Exercise directions
Verbatim output of all the material below is required.

+++

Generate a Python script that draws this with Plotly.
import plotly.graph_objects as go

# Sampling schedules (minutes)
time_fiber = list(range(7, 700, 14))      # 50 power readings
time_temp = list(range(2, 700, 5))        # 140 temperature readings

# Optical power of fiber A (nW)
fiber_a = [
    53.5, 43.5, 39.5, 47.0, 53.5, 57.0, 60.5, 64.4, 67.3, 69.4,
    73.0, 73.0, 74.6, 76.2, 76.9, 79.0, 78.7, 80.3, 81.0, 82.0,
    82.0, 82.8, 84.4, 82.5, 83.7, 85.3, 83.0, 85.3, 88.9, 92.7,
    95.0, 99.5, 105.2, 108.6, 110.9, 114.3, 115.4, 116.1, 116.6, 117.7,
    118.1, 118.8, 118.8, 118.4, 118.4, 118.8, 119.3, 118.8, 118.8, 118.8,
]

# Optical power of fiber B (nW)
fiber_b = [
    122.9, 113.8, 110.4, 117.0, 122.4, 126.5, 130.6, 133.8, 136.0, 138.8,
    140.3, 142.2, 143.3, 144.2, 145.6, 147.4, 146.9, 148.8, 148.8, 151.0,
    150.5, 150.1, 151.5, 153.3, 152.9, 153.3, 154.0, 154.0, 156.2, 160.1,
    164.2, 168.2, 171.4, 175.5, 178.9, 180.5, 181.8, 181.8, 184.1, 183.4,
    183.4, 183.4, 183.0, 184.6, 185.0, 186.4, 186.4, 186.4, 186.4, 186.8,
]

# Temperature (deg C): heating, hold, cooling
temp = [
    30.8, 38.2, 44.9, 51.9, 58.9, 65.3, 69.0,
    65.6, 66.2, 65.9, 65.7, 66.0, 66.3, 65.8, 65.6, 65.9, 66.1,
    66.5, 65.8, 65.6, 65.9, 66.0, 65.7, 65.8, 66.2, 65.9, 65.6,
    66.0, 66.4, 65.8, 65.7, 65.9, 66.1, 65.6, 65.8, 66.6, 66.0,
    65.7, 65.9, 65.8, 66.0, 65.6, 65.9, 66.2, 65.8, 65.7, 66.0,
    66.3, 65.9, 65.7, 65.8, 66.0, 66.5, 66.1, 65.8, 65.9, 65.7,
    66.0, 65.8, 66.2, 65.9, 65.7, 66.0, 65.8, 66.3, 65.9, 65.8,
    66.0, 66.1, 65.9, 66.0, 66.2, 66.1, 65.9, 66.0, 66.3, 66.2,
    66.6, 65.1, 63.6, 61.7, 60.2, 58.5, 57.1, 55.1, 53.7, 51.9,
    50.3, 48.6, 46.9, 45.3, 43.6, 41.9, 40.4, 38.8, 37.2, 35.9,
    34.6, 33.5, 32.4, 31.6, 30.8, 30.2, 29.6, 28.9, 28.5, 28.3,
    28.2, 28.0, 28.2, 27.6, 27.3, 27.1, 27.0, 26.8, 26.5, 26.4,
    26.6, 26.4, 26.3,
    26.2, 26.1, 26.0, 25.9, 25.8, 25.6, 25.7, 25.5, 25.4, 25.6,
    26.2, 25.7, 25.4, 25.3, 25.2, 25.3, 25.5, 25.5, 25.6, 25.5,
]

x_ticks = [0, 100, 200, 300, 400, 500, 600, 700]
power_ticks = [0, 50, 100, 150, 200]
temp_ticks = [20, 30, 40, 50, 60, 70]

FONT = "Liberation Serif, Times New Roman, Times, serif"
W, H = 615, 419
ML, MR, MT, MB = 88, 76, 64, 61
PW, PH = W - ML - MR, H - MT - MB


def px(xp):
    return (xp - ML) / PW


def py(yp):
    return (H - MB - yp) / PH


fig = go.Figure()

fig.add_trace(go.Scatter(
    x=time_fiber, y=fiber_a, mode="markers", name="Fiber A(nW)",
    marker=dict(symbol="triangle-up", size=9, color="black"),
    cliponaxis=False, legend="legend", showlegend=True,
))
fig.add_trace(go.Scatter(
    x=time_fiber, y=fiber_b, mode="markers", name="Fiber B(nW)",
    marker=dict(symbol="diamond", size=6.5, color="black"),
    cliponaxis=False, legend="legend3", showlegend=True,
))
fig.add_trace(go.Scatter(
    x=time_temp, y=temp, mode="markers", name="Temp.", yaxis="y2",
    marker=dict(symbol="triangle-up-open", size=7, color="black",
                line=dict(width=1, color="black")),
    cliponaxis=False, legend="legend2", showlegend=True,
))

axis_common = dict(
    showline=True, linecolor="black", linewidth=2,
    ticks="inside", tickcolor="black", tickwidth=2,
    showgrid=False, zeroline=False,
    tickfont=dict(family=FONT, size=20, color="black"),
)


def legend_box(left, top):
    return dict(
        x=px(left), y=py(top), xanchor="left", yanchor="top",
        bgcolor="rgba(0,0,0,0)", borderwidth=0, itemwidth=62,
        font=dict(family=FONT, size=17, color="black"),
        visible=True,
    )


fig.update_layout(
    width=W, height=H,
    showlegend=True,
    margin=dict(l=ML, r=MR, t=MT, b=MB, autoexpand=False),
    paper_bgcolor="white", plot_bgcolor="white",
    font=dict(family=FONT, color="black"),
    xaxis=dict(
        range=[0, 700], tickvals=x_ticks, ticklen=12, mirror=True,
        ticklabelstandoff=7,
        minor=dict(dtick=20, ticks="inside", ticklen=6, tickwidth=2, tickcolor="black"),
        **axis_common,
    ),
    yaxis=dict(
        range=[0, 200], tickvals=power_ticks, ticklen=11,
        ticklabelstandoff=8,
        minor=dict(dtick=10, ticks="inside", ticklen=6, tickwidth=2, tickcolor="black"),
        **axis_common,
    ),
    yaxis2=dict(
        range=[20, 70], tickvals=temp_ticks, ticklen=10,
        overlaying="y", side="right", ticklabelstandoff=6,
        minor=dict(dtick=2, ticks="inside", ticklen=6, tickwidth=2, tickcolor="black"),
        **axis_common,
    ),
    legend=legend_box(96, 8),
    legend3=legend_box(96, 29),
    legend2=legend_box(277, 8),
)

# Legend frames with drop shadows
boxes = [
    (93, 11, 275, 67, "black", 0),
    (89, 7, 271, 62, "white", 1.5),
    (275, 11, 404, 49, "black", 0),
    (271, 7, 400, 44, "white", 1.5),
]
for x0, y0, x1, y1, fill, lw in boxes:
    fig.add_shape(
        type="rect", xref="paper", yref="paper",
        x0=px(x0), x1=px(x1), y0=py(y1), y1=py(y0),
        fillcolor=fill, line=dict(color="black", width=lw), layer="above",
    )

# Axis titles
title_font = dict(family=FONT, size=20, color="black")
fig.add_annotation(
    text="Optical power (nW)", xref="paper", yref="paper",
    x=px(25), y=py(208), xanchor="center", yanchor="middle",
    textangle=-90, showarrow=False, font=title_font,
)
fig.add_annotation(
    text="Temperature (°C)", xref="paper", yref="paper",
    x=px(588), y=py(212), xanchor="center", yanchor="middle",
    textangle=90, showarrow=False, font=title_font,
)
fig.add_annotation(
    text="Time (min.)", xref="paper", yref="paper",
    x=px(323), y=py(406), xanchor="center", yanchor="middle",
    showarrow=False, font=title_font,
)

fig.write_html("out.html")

+++

Result of the task
Generate a Python script that draws this with Plotly.
import plotly.graph_objects as go

# Sampling schedules (minutes)
time_fiber = list(range(7, 700, 14))      # 50 power readings
time_temp = list(range(2, 700, 5))        # 140 temperature readings

# Optical power of fiber A (nW)
fiber_a = [
    53.5, 43.5, 39.5, 47.0, 53.5, 57.0, 60.5, 64.4, 67.3, 69.4,
    73.0, 73.0, 74.6, 76.2, 76.9, 79.0, 78.7, 80.3, 81.0, 82.0,
    82.0, 82.8, 84.4, 82.5, 83.7, 85.3, 83.0, 85.3, 88.9, 92.7,
    95.0, 99.5, 105.2, 108.6, 110.9, 114.3, 115.4, 116.1, 116.6, 117.7,
    118.1, 118.8, 118.8, 118.4, 118.4, 118.8, 119.3, 118.8, 118.8, 118.8,
]

# Optical power of fiber B (nW)
fiber_b = [
    122.9, 113.8, 110.4, 117.0, 122.4, 126.5, 130.6, 133.8, 136.0, 138.8,
    140.3, 142.2, 143.3, 144.2, 145.6, 147.4, 146.9, 148.8, 148.8, 151.0,
    150.5, 150.1, 151.5, 153.3, 152.9, 153.3, 154.0, 154.0, 156.2, 160.1,
    164.2, 168.2, 171.4, 175.5, 178.9, 180.5, 181.8, 181.8, 184.1, 183.4,
    183.4, 183.4, 183.0, 184.6, 185.0, 186.4, 186.4, 186.4, 186.4, 186.8,
]

# Temperature (deg C): heating, hold, cooling
temp = [
    30.8, 38.2, 44.9, 51.9, 58.9, 65.3, 69.0,
    65.6, 66.2, 65.9, 65.7, 66.0, 66.3, 65.8, 65.6, 65.9, 66.1,
    66.5, 65.8, 65.6, 65.9, 66.0, 65.7, 65.8, 66.2, 65.9, 65.6,
    66.0, 66.4, 65.8, 65.7, 65.9, 66.1, 65.6, 65.8, 66.6, 66.0,
    65.7, 65.9, 65.8, 66.0, 65.6, 65.9, 66.2, 65.8, 65.7, 66.0,
    66.3, 65.9, 65.7, 65.8, 66.0, 66.5, 66.1, 65.8, 65.9, 65.7,
    66.0, 65.8, 66.2, 65.9, 65.7, 66.0, 65.8, 66.3, 65.9, 65.8,
    66.0, 66.1, 65.9, 66.0, 66.2, 66.1, 65.9, 66.0, 66.3, 66.2,
    66.6, 65.1, 63.6, 61.7, 60.2, 58.5, 57.1, 55.1, 53.7, 51.9,
    50.3, 48.6, 46.9, 45.3, 43.6, 41.9, 40.4, 38.8, 37.2, 35.9,
    34.6, 33.5, 32.4, 31.6, 30.8, 30.2, 29.6, 28.9, 28.5, 28.3,
    28.2, 28.0, 28.2, 27.6, 27.3, 27.1, 27.0, 26.8, 26.5, 26.4,
    26.6, 26.4, 26.3,
    26.2, 26.1, 26.0, 25.9, 25.8, 25.6, 25.7, 25.5, 25.4, 25.6,
    26.2, 25.7, 25.4, 25.3, 25.2, 25.3, 25.5, 25.5, 25.6, 25.5,
]

x_ticks = [0, 100, 200, 300, 400, 500, 600, 700]
power_ticks = [0, 50, 100, 150, 200]
temp_ticks = [20, 30, 40, 50, 60, 70]

FONT = "Liberation Serif, Times New Roman, Times, serif"
W, H = 615, 419
ML, MR, MT, MB = 88, 76, 64, 61
PW, PH = W - ML - MR, H - MT - MB


def px(xp):
    return (xp - ML) / PW


def py(yp):
    return (H - MB - yp) / PH


fig = go.Figure()

fig.add_trace(go.Scatter(
    x=time_fiber, y=fiber_a, mode="markers", name="Fiber A(nW)",
    marker=dict(symbol="triangle-up", size=9, color="black"),
    cliponaxis=False, legend="legend", showlegend=True,
))
fig.add_trace(go.Scatter(
    x=time_fiber, y=fiber_b, mode="markers", name="Fiber B(nW)",
    marker=dict(symbol="diamond", size=6.5, color="black"),
    cliponaxis=False, legend="legend3", showlegend=True,
))
fig.add_trace(go.Scatter(
    x=time_temp, y=temp, mode="markers", name="Temp.", yaxis="y2",
    marker=dict(symbol="triangle-up-open", size=7, color="black",
                line=dict(width=1, color="black")),
    cliponaxis=False, legend="legend2", showlegend=True,
))

axis_common = dict(
    showline=True, linecolor="black", linewidth=2,
    ticks="inside", tickcolor="black", tickwidth=2,
    showgrid=False, zeroline=False,
    tickfont=dict(family=FONT, size=20, color="black"),
)


def legend_box(left, top):
    return dict(
        x=px(left), y=py(top), xanchor="left", yanchor="top",
        bgcolor="rgba(0,0,0,0)", borderwidth=0, itemwidth=62,
        font=dict(family=FONT, size=17, color="black"),
        visible=True,
    )


fig.update_layout(
    width=W, height=H,
    showlegend=True,
    margin=dict(l=ML, r=MR, t=MT, b=MB, autoexpand=False),
    paper_bgcolor="white", plot_bgcolor="white",
    font=dict(family=FONT, color="black"),
    xaxis=dict(
        range=[0, 700], tickvals=x_ticks, ticklen=12, mirror=True,
        ticklabelstandoff=7,
        minor=dict(dtick=20, ticks="inside", ticklen=6, tickwidth=2, tickcolor="black"),
        **axis_common,
    ),
    yaxis=dict(
        range=[0, 200], tickvals=power_ticks, ticklen=11,
        ticklabelstandoff=8,
        minor=dict(dtick=10, ticks="inside", ticklen=6, tickwidth=2, tickcolor="black"),
        **axis_common,
    ),
    yaxis2=dict(
        range=[20, 70], tickvals=temp_ticks, ticklen=10,
        overlaying="y", side="right", ticklabelstandoff=6,
        minor=dict(dtick=2, ticks="inside", ticklen=6, tickwidth=2, tickcolor="black"),
        **axis_common,
    ),
    legend=legend_box(96, 8),
    legend3=legend_box(96, 29),
    legend2=legend_box(277, 8),
)

# Legend frames with drop shadows
boxes = [
    (93, 11, 275, 67, "black", 0),
    (89, 7, 271, 62, "white", 1.5),
    (275, 11, 404, 49, "black", 0),
    (271, 7, 400, 44, "white", 1.5),
]
for x0, y0, x1, y1, fill, lw in boxes:
    fig.add_shape(
        type="rect", xref="paper", yref="paper",
        x0=px(x0), x1=px(x1), y0=py(y1), y1=py(y0),
        fillcolor=fill, line=dict(color="black", width=lw), layer="above",
    )

# Axis titles
title_font = dict(family=FONT, size=20, color="black")
fig.add_annotation(
    text="Optical power (nW)", xref="paper", yref="paper",
    x=px(25), y=py(208), xanchor="center", yanchor="middle",
    textangle=-90, showarrow=False, font=title_font,
)
fig.add_annotation(
    text="Temperature (°C)", xref="paper", yref="paper",
    x=px(588), y=py(212), xanchor="center", yanchor="middle",
    textangle=90, showarrow=False, font=title_font,
)
fig.add_annotation(
    text="Time (min.)", xref="paper", yref="paper",
    x=px(323), y=py(406), xanchor="center", yanchor="middle",
    showarrow=False, font=title_font,
)

fig.write_html("out.html")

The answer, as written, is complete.